From the entries below, reproduce exactly the lines from the one with "Output the web" through the one with "const y = d3.scaleLinear().domain([0,40]).range([307,103]);", both included, without images.

(Code that draws figures)
##########

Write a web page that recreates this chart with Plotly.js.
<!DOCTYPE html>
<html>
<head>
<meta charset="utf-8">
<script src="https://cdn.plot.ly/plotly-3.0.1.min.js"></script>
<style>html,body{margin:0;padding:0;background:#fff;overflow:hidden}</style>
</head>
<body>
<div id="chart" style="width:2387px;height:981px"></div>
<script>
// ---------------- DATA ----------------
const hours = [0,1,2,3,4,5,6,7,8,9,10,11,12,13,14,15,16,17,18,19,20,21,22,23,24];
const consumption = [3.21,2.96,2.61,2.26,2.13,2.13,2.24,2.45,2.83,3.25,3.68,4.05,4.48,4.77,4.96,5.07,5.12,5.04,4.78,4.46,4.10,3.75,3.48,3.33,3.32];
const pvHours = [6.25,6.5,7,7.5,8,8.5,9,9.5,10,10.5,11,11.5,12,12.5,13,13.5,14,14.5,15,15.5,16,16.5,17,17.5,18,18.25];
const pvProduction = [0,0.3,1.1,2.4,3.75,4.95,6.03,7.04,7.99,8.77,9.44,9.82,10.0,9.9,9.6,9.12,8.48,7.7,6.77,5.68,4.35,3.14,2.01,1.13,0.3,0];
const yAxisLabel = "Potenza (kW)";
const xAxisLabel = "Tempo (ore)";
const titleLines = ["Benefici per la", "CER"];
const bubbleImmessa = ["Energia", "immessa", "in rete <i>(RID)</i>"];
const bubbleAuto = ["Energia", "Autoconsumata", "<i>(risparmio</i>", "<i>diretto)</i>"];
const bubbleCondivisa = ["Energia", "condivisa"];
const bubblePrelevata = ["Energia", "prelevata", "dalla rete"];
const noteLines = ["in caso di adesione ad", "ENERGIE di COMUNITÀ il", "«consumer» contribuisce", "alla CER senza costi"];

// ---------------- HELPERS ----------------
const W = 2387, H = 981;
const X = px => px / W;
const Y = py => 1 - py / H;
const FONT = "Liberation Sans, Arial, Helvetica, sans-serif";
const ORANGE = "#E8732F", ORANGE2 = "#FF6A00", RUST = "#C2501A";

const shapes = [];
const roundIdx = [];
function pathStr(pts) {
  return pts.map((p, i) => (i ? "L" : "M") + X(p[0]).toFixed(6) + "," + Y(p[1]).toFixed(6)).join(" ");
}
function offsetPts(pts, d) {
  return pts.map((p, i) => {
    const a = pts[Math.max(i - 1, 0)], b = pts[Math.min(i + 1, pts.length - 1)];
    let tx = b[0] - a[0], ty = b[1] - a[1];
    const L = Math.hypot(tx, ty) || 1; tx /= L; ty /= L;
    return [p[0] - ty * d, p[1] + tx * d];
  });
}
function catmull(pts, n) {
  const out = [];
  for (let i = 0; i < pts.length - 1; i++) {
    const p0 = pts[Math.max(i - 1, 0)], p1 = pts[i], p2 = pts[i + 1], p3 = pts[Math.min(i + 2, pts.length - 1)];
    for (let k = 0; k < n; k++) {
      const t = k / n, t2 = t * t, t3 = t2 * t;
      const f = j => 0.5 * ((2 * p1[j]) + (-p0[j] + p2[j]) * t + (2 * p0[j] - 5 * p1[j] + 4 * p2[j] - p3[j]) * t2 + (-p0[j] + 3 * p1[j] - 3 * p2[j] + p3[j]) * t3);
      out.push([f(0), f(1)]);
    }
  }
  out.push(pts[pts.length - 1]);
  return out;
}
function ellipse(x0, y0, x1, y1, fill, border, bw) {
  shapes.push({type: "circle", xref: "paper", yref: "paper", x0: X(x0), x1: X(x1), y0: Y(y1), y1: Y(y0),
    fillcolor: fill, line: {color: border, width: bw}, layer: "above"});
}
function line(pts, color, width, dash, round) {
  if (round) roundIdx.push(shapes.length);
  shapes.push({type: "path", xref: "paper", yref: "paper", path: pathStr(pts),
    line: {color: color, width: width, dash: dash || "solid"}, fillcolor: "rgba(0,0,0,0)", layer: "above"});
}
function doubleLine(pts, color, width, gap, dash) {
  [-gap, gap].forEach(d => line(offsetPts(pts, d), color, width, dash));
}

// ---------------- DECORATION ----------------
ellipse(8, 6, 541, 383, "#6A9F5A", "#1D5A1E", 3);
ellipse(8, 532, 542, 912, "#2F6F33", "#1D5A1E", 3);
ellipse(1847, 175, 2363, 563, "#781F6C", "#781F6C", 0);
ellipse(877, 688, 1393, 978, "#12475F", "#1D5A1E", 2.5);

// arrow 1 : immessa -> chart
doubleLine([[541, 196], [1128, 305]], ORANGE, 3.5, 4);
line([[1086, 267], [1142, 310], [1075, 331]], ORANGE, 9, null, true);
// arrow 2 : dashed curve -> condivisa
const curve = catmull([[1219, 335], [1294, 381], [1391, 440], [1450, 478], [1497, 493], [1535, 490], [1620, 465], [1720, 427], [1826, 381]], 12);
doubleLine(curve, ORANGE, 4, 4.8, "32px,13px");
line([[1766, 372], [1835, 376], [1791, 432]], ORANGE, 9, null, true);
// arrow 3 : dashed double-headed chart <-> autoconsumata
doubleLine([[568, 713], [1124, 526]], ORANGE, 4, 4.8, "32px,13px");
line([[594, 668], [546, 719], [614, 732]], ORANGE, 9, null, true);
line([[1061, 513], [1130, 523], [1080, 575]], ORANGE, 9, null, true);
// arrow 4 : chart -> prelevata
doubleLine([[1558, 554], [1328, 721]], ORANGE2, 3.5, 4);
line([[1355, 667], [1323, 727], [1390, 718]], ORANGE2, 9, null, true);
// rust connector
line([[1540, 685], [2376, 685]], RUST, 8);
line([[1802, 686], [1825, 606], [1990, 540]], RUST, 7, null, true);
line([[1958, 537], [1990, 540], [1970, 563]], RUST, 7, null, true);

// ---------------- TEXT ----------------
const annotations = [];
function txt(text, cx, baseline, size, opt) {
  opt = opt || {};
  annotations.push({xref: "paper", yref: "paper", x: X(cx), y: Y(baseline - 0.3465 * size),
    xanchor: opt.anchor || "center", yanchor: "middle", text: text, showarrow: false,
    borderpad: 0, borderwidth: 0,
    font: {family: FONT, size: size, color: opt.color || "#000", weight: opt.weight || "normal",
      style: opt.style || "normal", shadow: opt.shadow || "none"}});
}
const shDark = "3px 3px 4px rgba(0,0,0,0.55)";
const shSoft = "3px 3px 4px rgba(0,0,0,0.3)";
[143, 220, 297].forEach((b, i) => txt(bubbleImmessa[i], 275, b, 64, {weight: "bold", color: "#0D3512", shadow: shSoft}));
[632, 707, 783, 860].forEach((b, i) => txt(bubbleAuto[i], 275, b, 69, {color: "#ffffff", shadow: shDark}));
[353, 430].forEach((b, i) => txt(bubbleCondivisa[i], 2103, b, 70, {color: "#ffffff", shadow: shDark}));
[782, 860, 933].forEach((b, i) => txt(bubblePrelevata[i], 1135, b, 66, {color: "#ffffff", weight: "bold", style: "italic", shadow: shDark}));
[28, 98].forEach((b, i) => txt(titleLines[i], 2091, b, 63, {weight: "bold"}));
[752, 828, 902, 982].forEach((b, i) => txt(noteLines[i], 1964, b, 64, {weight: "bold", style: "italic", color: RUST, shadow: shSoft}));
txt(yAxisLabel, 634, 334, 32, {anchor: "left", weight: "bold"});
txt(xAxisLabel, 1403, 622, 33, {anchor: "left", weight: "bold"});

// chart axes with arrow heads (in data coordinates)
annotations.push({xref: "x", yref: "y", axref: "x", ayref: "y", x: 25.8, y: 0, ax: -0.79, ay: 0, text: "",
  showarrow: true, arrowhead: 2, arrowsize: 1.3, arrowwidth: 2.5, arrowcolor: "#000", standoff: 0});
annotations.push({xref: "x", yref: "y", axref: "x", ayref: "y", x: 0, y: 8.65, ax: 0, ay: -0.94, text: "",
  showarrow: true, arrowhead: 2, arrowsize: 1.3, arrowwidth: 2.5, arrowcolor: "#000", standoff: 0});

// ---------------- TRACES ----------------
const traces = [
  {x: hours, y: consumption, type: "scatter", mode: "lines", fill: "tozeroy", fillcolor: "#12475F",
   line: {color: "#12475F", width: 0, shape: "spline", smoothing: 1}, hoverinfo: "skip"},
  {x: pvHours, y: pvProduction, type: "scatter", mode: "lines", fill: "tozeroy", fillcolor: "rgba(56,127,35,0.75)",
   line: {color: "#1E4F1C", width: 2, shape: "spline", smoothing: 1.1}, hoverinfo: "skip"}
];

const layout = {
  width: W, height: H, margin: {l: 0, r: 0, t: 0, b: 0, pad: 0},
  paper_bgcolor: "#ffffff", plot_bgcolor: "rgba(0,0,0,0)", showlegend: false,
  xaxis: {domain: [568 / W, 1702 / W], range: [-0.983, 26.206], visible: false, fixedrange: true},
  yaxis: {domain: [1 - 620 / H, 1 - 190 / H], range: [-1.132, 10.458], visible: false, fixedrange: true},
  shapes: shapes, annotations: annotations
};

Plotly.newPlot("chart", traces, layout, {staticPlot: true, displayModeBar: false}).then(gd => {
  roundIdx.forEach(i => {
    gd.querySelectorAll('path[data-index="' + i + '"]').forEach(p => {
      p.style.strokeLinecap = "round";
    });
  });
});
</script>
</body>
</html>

##########

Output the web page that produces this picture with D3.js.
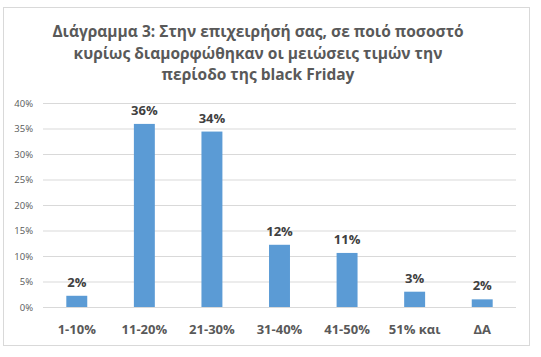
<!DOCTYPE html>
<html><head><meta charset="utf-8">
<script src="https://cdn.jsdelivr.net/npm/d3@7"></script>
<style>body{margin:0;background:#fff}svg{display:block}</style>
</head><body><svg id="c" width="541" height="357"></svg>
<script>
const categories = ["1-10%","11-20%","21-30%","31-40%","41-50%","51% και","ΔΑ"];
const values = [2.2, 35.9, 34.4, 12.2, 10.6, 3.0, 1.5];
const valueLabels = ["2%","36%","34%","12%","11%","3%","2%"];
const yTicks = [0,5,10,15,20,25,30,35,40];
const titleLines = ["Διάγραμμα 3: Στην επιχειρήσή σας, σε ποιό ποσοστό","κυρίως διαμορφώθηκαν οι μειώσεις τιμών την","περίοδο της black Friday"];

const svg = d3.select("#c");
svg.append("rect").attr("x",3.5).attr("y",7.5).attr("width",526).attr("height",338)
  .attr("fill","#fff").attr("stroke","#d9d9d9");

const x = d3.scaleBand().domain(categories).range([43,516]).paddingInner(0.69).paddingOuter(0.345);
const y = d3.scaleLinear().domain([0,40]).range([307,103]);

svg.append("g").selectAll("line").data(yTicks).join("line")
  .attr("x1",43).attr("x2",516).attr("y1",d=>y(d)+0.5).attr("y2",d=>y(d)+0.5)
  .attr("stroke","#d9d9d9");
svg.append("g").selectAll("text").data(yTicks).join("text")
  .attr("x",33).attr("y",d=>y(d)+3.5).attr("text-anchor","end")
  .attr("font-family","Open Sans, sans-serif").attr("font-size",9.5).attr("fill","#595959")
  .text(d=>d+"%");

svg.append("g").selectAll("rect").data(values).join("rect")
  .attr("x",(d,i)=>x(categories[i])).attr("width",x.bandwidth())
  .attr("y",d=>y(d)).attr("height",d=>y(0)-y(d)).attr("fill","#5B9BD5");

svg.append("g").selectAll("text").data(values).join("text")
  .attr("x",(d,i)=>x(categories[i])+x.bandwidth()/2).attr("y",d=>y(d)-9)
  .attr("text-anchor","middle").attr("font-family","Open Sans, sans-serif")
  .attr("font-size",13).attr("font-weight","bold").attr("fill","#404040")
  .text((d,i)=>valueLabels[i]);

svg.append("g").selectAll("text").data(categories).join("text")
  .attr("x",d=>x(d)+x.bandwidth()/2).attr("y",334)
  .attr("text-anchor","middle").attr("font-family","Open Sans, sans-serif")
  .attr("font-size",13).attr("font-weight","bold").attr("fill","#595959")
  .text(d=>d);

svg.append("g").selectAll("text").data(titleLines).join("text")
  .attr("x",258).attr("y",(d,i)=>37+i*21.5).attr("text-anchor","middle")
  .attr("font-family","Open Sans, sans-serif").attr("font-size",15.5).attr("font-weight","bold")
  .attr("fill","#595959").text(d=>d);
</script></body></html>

##########

• Correct result
Output the web page that produces this picture with D3.js.
<!DOCTYPE html>
<html><head><meta charset="utf-8">
<script src="https://cdn.jsdelivr.net/npm/d3@7"></script>
<style>body{margin:0;background:#fff}svg{display:block}</style>
</head><body><svg id="c" width="541" height="357"></svg>
<script>
const categories = ["1-10%","11-20%","21-30%","31-40%","41-50%","51% και","ΔΑ"];
const values = [2.2, 35.9, 34.4, 12.2, 10.6, 3.0, 1.5];
const valueLabels = ["2%","36%","34%","12%","11%","3%","2%"];
const yTicks = [0,5,10,15,20,25,30,35,40];
const titleLines = ["Διάγραμμα 3: Στην επιχειρήσή σας, σε ποιό ποσοστό","κυρίως διαμορφώθηκαν οι μειώσεις τιμών την","περίοδο της black Friday"];

const svg = d3.select("#c");
svg.append("rect").attr("x",3.5).attr("y",7.5).attr("width",526).attr("height",338)
  .attr("fill","#fff").attr("stroke","#d9d9d9");

const x = d3.scaleBand().domain(categories).range([43,516]).paddingInner(0.69).paddingOuter(0.345);
const y = d3.scaleLinear().domain([0,40]).range([307,103]);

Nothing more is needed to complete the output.